As CMF reported, the Michigan Charitable Tax Credit, which was eliminated as part of tax reform in 2012, unlocked opportunities by incentivizing families of all income levels to give charitable donations to endowed funds across the state, strengthening our nonprofits.
The tax credit allowed Michiganders to deduct 50% of their donation or gift in the $200 to $400 range to a Michigan community foundation, homeless shelter, food bank or public institution on their tax statements.
Immediately following the repeal of the tax credit, research by the Johnson Center for Philanthropy found that from 2011 through 2013, there was a 50% decline in $400 donations and a 27.5% decline in $200 charitable donations.
The Senate Bill 0127 is expected to advance to committee review as early as next week.
“We are grateful for the bipartisan leadership in introducing a two-bill package that includes the Michigan Charitable Tax Credit,” Kyle Caldwell, president and CEO of Council of Michigan Foundations, said. “The tax credit has a proven track record of encouraging charitable giving in our state and could help address the decline in the number of households giving, especially among those who earn lower wages. Reinstating it would incentivize families of all income levels to contribute to endowed funds across Michigan, strengthening our nonprofits that continue to face increased needs and high demand.”
In Lansing, the Capitol Region Community Foundation hosts close to 200 endowment funds for nonprofits in the community and the loss of the tax credit had an adverse effect on the growth of these funds.
“On behalf of hundreds of nonprofits in our community that are providing critical support for families, we are grateful this tax credit is being considered by the Legislature. We saw firsthand how the credit originally incentivized giving and made a profound difference. Its reinstatement would be especially beneficial today, as our community foundation works to build equity for small nonprofits who serve disadvantaged communities of color,” Laurie Strauss Baumer, president & CEO of the Capital Region Community Foundation.

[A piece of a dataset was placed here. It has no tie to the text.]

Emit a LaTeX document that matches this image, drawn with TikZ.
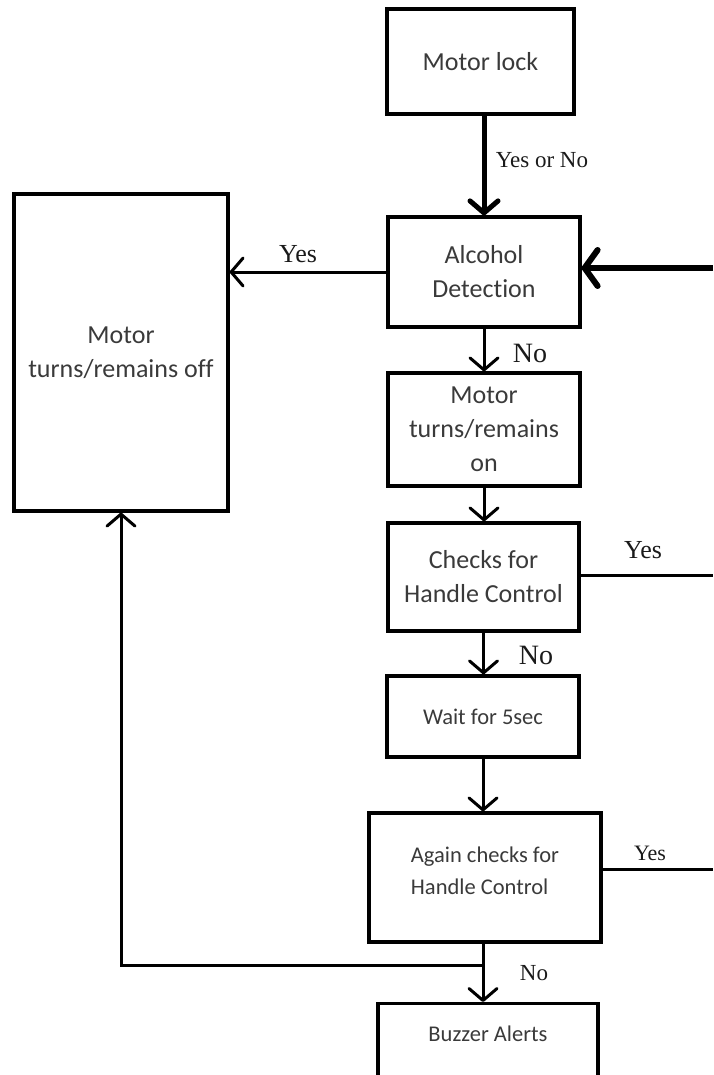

CMF’s Government Relations and Public Policy Team will be meeting with our state policymakers this week as part of the Michigan Nonprofit Association’s (MNA) annual Nonprofit Day at the Capital about the charitable tax credit and other timely issues.
Baumer will also join a panel discussion on the Michigan Charitable Tax Credit during MNA’s Nonprofit Day.
At the federal level, a new bill was introduced to incentivize charitable giving.
During Foundations on the Hill (FOTH) 2023 last week, CMF members attended a press conference outside of the Capitol building hosted by the Charitable Giving Coalition announcing the Charitable Act.
The new legislation, introduced by Senators James Lankford and Chris Coons, would allow individuals who do not itemize their federal income taxes to deduct charitable donations at up to one-third of the standard deduction.
The Charitable Act is being supported by several lawmakers, including Michigan Senator Gary Peters. It would expand and extend the expired non-itemized deduction for charitable giving that would ensure Americans who donate to charities, houses of worship, religious organizations, and other nonprofits of their choice are able to deduct that donation from their federal taxes at a higher level than the previous $300 deduction.